Ni partidocracia, ni “partidoclasia”

Solemos llamar partidocracia al gobierno en el que los partidos políticos, más que intermediarios, son soberanos. Las élites partidistas se alejan de los segmentos de la sociedad cuyas voces dicen expresar y se asignan a si mismas un papel decisorio que a menudo ignora al verdadero depositario de la soberanía, que es el pueblo. Es una tendencia intrínseca a la crisis de la democracia representativa cuyas causas pueden encontrarse en la ley de hierro de la oligarquía que Michels desarrolló hace un siglo y que en México se manifiesta cada vez con más fuerza. La disociación entre partidos y sociedad y el concomitante descrédito de los políticos generan una creciente desconfianza de la ciudadanía hacia la cosa pública.

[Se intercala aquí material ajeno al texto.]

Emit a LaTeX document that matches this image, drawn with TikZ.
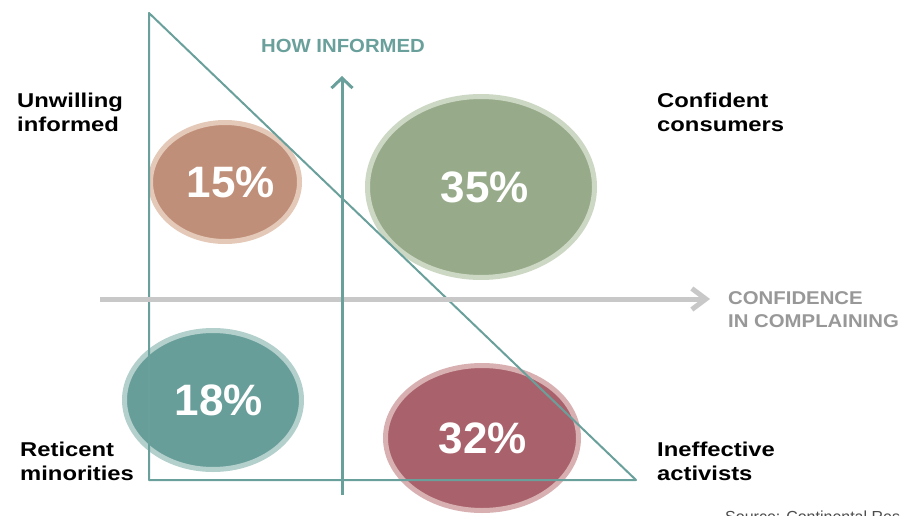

Al fenómeno que se ha gestado como reacción contra la partidocracia le llamo partidoclasia. Se trata de una animosidad de la opinión pública que va más allá de los partidos y se ceba en todo lo que se relaciona con la política, particularmente aquella que se da en el Congreso. Cierto, hay allí opacidad y dispendio, y muchos de sus integrantes se han ganado a pulso el desprestigio con corruptelas, prepotencia y turismo parlamentario, pero los medios se han encargado de atizar el fuego indiscriminado. No hay nota que gane lectores más fácilmente que aquella que despotrica contra la holgazanería y las excesivas remuneraciones de diputados y senadores. Y no sólo se omiten las excepciones, sino que se incurre frecuentemente en una suerte de populismo periodístico que pide reducir el número de curules o prescindir de la representación proporcional. Ojalá fuera tan fácil.
Cuidado: generalizar la crítica a los representantes es desvirtuar la representación y gestar la fragilidad de las instituciones. En la medida en que no se hagan distingos, la visión imperante será que no hay que cambiar sino eliminar a los partidos, y que no hay que castigar a los malos legisladores sino acabar con el Poder Legislativo. Así llegó a la Presidencia de Perú Fujimori y así se han fraguado otros golpes autocráticos. Puesto que se requieren cambios de gran calado para inventar una nueva institucionalidad —es imperativo repensar los mecanismos de representatividad democrática—, conformarnos con decir que la solución es que nos gobiernen “ciudadanos” es caer en la demagogia. Las candidaturas independientes y los demás instrumentos de la democracia participativa son estupendos contrapesos a la partidocracia porque constituyen incentivos que obligan a los partidos y a los políticos a acercarse a la  sociedad y a rendir cuentas. Y con el mismo objetivo han de diseñarse reglas que faciliten la renovación partidaria y hagan costoso el abuso de poder.
Aterrizo mi divagación. Mientras nos puedan más los mochos que los moches, mientras sigamos penalizando de pasadita juergas antes que sobornos y tráfico de influencias, seguiremos llorando como partidoclastas el mismo orden partidocrático contra el que no hemos sabido luchar. Si los diputados del famoso video pagaron de su bolsa su parranda nocturna tendrán que rendir cuentas a sus esposas y a nadie más. Lo que a nosotros debe interesarnos es saber quiénes cobraron por dar presupuesto para obra municipal o medran con casinos al amparo del poder. De lo contrario nos quedaremos en el morbo. Necesitamos más armas para combatir la corrupción, pero por lo pronto podemos repudiar a los impresentables, esos políticos cuyas pillerías han sido exhibidas en videos o audios o reportajes serios y siguen apareciendo todos los días en los periódicos en posiciones de (reciclado) liderazgo partidista.
Estamos atrapados entre la aquiescencia a las peores prácticas de los partidos y la gritería en su contra. El PAN, por cierto, no debe desaparecer sino depurarse, porque su historia lo hace digno de redención. Y México necesita herramientas que en vez de partidocracia y partidoclasia nos den sencillamente democracia.